Sobrevivem no local apenas os velhos e teimosos atacadistas. Somente uns poucos cresceram e tornaram-se grandes distribuidores e juntamente com outros comerciantes bem sucedidos mudaram-se para locais mais estratégicos e de melhor acesso (como a BR-116 na entrada da cidade). Os que lá permaneceram, além de sofrer as agruras e decadência do velho centro, passaram a sofrer a concorrência do varejo e das grandes redes de supermercados. Mesmo com tudo contra, vários atacadistas da Governador Sampaio ainda sobrevivem a essa moderna e ágil forma de comércio e ao poderio econômico dos grandes grupos com suas confortáveis e amplas lojas, espalhadas em quase todos os bairros.
Curiosamente e sem explicações proliferou na região o comércio de bebidas e, como esperado, vieram juntos a malandragem e a prostituição. Bares e cabarés passaram a compor uma estranha vizinhança, em meio aos armazéns e lojas de atacados. E tudo isso ali juntinho da nossa imponente Catedral e da Praça da Sé. Na Rua Conde D’eu, que juntamente com a Gov. Sampaio concentravam os grandes atacadistas, se estabeleceram alguns dos mais famosos cabarés do centro da cidade. Real Drinks, Night and Day, 80, Dione, eram alguns dos bordéis que compunham a paisagem e faziam a estranha convivência dos comércios de alimentos e do sexo. Entre os bordéis se destacava o denominado “80”. O nome “Oitenta” como o local ficou conhecido era uma alusão ao número do imóvel e tornou-se ponto de encontro da boemia e de algumas figuras conhecidas da sociedade nas décadas de 60-70. O imóvel chamava atenção pela porta de entrada, duas bandeirolas que se abriam para os lados, como as famosas entradas dos saloons dos filmes de cowboy e também era conhecido pela beleza das “meninas”. Era um cabaré de luxo e nos seus amplos salões circulavam desde os tradicionais boêmios e políticos conhecidos até maridos dedicados em “escapadas” eventuais. Mas assim como o comércio atacadista nem os cabarés resistiram ao progresso e a evolução dos costumes. O sexo no atacado dos bordéis sucumbiu ao sexo no varejo dos motéis. A grande maioria dos bares também fechou as portas. Atualmente o “comércio do sexo” está restrito a uns poucos motéis, ou melhor, aos pequenos e decadentes hotéis e pensões da região central. Lugares imundos e fonte de proliferação de DST e AIDS, além de servirem como pontos de venda de drogas e refúgio de marginais.

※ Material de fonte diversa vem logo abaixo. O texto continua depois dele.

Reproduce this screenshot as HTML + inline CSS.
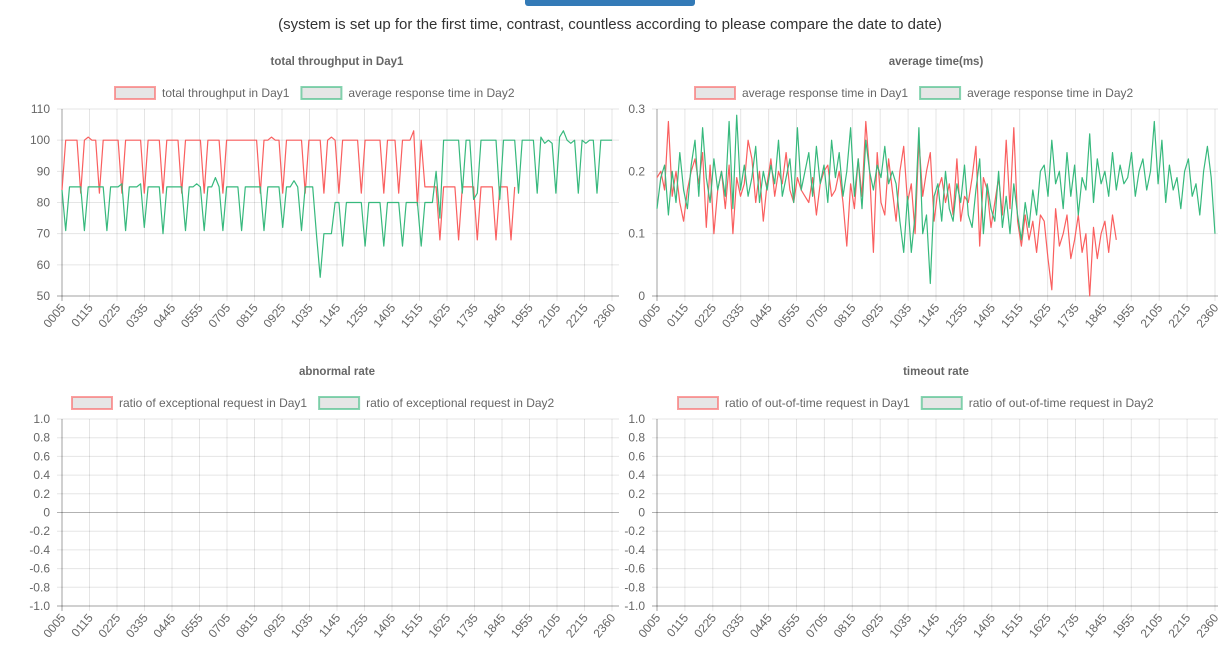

Recordo-me do tempo em que o melhor passeio das famílias, em especial na época do Natal, era “olhar as vitrines” das famosas lojas do centro. Sair passeando pelas calçadas da Rua do Ouvidor (como era conhecida a Guilherme Rocha), indo da Praça José de Alencar até a Praça do Ferreira. Sem susto e sem medo e sem o assédio agressivo dos inúmeros camelôs. As grandes e luxuosas lojas como a Casa Parente, Caso Bicho, Milano, Ocapana, Romcy, Lobrás, entre outras, faliram ou encerram suas atividades. Surgiram inúmeras outras, é verdade, mas sem o charme e o brilho das antigas e tradicionais casas comerciais. Hoje, na grande maioria são lojas quase anônimas, sem nenhuma tradição e com nomes estranhos e sem significado. Mercadorias sem qualidade, produtos falsificados, vendedores despreparados e o péssimo atendimento nas lojas contribuem para afastar os eventuais clientes. Uma realidade que em nada lembra os áureos tempos em que fazer compras no centro era um evento festivo e um passeio ansiosamente aguardado pelas crianças. As drogas, a prostituição homossexual, os roubos e assaltos e a violência generalizada fazem do velho centro um lugar de alto risco e no qual a população cada vez mais evita circular. Uma triste realidade.